Sopa de Lima     serves 4

ingredients:

  • 1 yellow onion, diced
  • 4 garlic cloves, roasted, peeled, and chopped
  • roots of 3 cilantro stalks, crushed
  • ½ teaspoon dried marjoram leaves, lightly toasted
  • 8 whole peppercorns
  • 2 bay leaves, lightly toasted
  • 3 whole cloves
  • 2 inch piece cinnamon bark (canella)
  • 4 allspice berries
  • 1 ½ teaspoons sea salt + more as needed
  • 10 cups water plus more if needed
  • 1 pound/450g chicken breasts (or turkey breast), skinless and boneless
  • 8oz/225g chicken livers (optional)
  • 2 teaspoons lard or vegetable oil
  • 1 red onion, peeled, halved and thinly sliced
  • 4 garlic cloves, peeled and minced
  • 1 sweet green bell pepper, seeds and membrane removed, thinly sliced into strips and halved
  • 1 habanero chile, minced (or  4 small thin skinned Thai red chillies, minced)
  • 2 vine ripe tomatoes, skinned, seeded, and diced
  • 4 citrus limetta (or alternatives as mentioned above)
  • 6 corn tortillas, cut into thin strips
  • 1 cup vegetable oil
  • ½ cup finely chopped serrano or jalapeno chilies, including seeds
  • 2 ripe Haas avocados, sliced
  • a handful of fresh cilantro leaves

To make the broth, place onions, roasted garlic cloves, cilantro roots, marjoram, peppercorns, bay leaves, whole cloves, cinnamon bark, allspice berries, sea salt, and water in a stock pot and bring to a boil. Lower the heat and simmer for 30 minutes.

Then add the chicken breasts (or turkey breast which is a local favorite) and lower the heat to a simmer and poach for 20 to 30 minutes. Timing will depend on the size of the breasts. As soon as the breast are tender remove them from the broth and set aside to cool. Once the chicken is cool enough to handle pull the flesh apart into pieces and set aside.

While the breasts are poaching you can cook the chicken livers. Rinse the livers and place them in a small sauce pan. Ladle in just enough broth from the stock pot to cover the livers and bring to a simmer. Cook about 8 to 10 minutes only. Using a slotted spoon transfer the livers to a bowl and set aside. Pour the broth back into the stock pot. When the livers are cool cut them into a fine dice and set aside.

Using a fine mesh strainer, strain the broth into a large bowl. Discard the solids left in the strainer and return the strained broth to a cleaned stock pot and set it back on the stove over very low heat.

To make the soffrito place the lard or vegetable oil in a  skillet placed over medium heat. When hot add the onions, garlic, bell peppers, habanero chile or (Thai chiles), and a pinch of salt. Saute for 8 to 10 minutes or until the vegetables are wilted and very soft without browning.

Meanwhile blanche the tomatoes in boiling water for 45 seconds or until the skin begins to split. Promptly remove the tomatoes and set aside to cool a couple of minutes. Then slip of the skin off and discard. Quarter the tomatoes and remove the seeds and core and discard. Finely dice the tomatoes and place them in a bowl along with juices.

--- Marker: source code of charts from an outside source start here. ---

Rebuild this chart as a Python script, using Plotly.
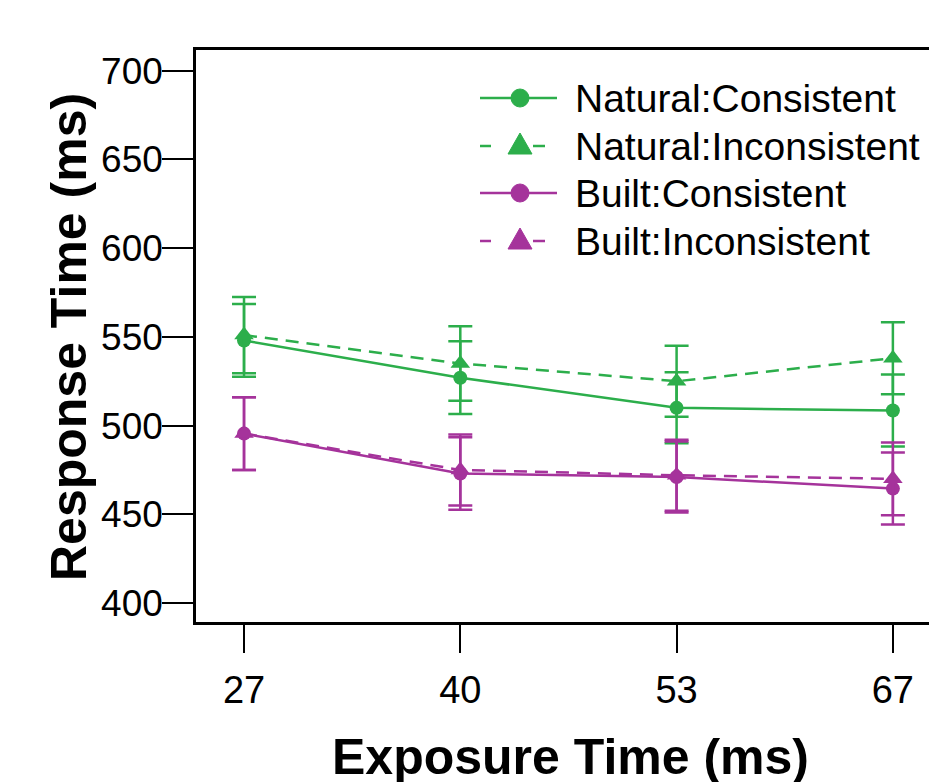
import plotly.graph_objects as go

exposure = ["27", "40", "53", "67"]
nat_con = [548, 527, 510, 508.5]
nat_con_err = [20.5, 20.5, 20, 20.3]
nat_inc = [551, 535, 525, 538]
nat_inc_err = [21.5, 21, 20, 20.3]
blt_con = [495.5, 473, 471, 464.5]
blt_con_err = [20.5, 20.5, 20, 20.3]
blt_inc = [495.5, 475, 472, 470]
blt_inc_err = [20.5, 20, 20, 20.5]

series_names = ["Natural:Consistent", "Natural:Inconsistent",
                "Built:Consistent", "Built:Inconsistent"]

GREEN = "#2cae4b"
MAGENTA = "#a5339b"

series = [
    (series_names[0], nat_con, nat_con_err, GREEN, False, "circle", 14),
    (series_names[1], nat_inc, nat_inc_err, GREEN, True, "triangle-up", 17),
    (series_names[2], blt_con, blt_con_err, MAGENTA, False, "circle", 14),
    (series_names[3], blt_inc, blt_inc_err, MAGENTA, True, "triangle-up", 17),
]

# figure geometry (page has an 8px body margin)
W, H = 929, 774
L, T, B, R = 188, 42, 160, 0
PW, PH = W - L - R, H - T - B


def px_x(p):
    return (p - 8 - L) / PW


def px_y(p):
    return (H - B - (p - 8)) / PH


fig = go.Figure()
for name, vals, errs, col, dashed, sym, sz in series:
    fig.add_trace(go.Scatter(
        x=exposure, y=vals, name=name, mode="lines+markers", showlegend=False,
        line=dict(color=col, width=2.5, dash="13px,8px" if dashed else "solid"),
        marker=dict(color=col, symbol=sym, size=sz),
        error_y=dict(type="data", array=errs, visible=True, color=col,
                     thickness=2.5, width=12),
    ))

shapes = []
annotations = []
row_y = [98, 146, 193, 241]
for (name, vals, errs, col, dashed, sym, sz), ry in zip(series, row_y):
    yp = px_y(ry)
    if dashed:
        for a, b in [(480, 491), (533, 545)]:
            shapes.append(dict(type="line", xref="paper", yref="paper",
                               x0=px_x(a), x1=px_x(b), y0=yp, y1=yp,
                               line=dict(color=col, width=2.5)))
        shapes.append(dict(type="path", xref="paper", yref="paper",
                           xsizemode="pixel", ysizemode="pixel",
                           xanchor=px_x(520), yanchor=yp,
                           path="M-12,-8 L12,-8 L0,13 Z",
                           fillcolor=col, line=dict(color=col, width=1)))
    else:
        shapes.append(dict(type="line", xref="paper", yref="paper",
                           x0=px_x(480), x1=px_x(557), y0=yp, y1=yp,
                           line=dict(color=col, width=2.5)))
        shapes.append(dict(type="circle", xref="paper", yref="paper",
                           xsizemode="pixel", ysizemode="pixel",
                           xanchor=px_x(520), yanchor=yp,
                           x0=-9, x1=9, y0=-9, y1=9,
                           fillcolor=col, line=dict(color=col, width=1)))
    annotations.append(dict(text=name, xref="paper", yref="paper",
                            x=px_x(573), y=yp, xanchor="left", yanchor="middle",
                            showarrow=False, font=dict(size=39)))

annotations.append(dict(text="<b>Response Time (ms)</b>", xref="paper", yref="paper",
                        x=px_x(69), y=px_y(337), textangle=-90, showarrow=False,
                        font=dict(size=50), xanchor="center", yanchor="middle"))
annotations.append(dict(text="<b>Exposure Time (ms)</b>", xref="paper", yref="paper",
                        x=px_x(570), y=px_y(757), showarrow=False,
                        font=dict(size=50), xanchor="center", yanchor="middle"))

fig.update_layout(
    width=W, height=H,
    margin=dict(l=L, r=R, t=T, b=B),
    paper_bgcolor="white", plot_bgcolor="white",
    font=dict(family="Liberation Sans, Arial, sans-serif", color="black", size=37),
    showlegend=False,
    shapes=shapes,
    annotations=annotations,
)

fig.update_xaxes(
    type="category", range=[-0.222, 3.204],
    showline=True, linecolor="black", linewidth=2.5, mirror=True,
    ticks="outside", ticklen=28, tickwidth=2, tickcolor="black",
    tickfont=dict(size=38),
    ticklabelstandoff=5, showgrid=False, zeroline=False,
)
fig.update_yaxes(
    range=[389.3, 711.7], tickvals=[400, 450, 500, 550, 600, 650, 700],
    showline=True, linecolor="black", linewidth=2.5,
    ticks="outside", ticklen=31, tickwidth=2, tickcolor="black",
    ticklabelstandoff=-8,
    showgrid=False, zeroline=False,
)

fig.write_html("out.html")
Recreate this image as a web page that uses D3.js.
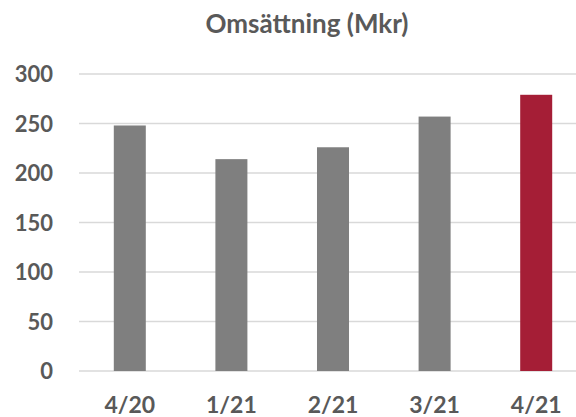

Then stir the diced tomatoes into the soffrito and cook a couple more minutes. Then transfer the mixture to the broth in the stock pot and bring back to to a simmer. Continue simmering the soup for about 20 minutes, stirring from time to time.

Meanwhile juice 2 of the citrus limetta and thinly slice the 2 remaining and set aside.

In a small saucepan heat the vegetable oil for frying the tortilla strips. When the oil is hot add the strips a fry until golden, about 45 seconds. Set the fried tortilla strips on paper towels and set aside.

When you are nearly ready to serve add the pulled chicken and the chicken livers (if using) to the simmering soup and cook another couple of minutes.

Serving:

Best to serve the soup in individual bowls as pictured above. Have all of the finishing condiments ready and within reach.

Just before serving add the citrus limetta juice to the soup and stir to combine. Taste and adjust the seasoning as needed.

Ladle portions of the hot soup into each bowl and tuck several slices of citrus limetta into the soup. Put the remaining sliced limetta in a small bowl to serve along with the soup at the table.

Place 3 slices of fresh avocado over each serving and top with tortilla strips. Scatter some  serrano or jalapeno chilies and fresh cilantro leaves over each serving and serve promptly! Serve with the remaining serrano or jalapeno chilies in a bowl on the table.

Buen provecho y feliz cinco de Mayo!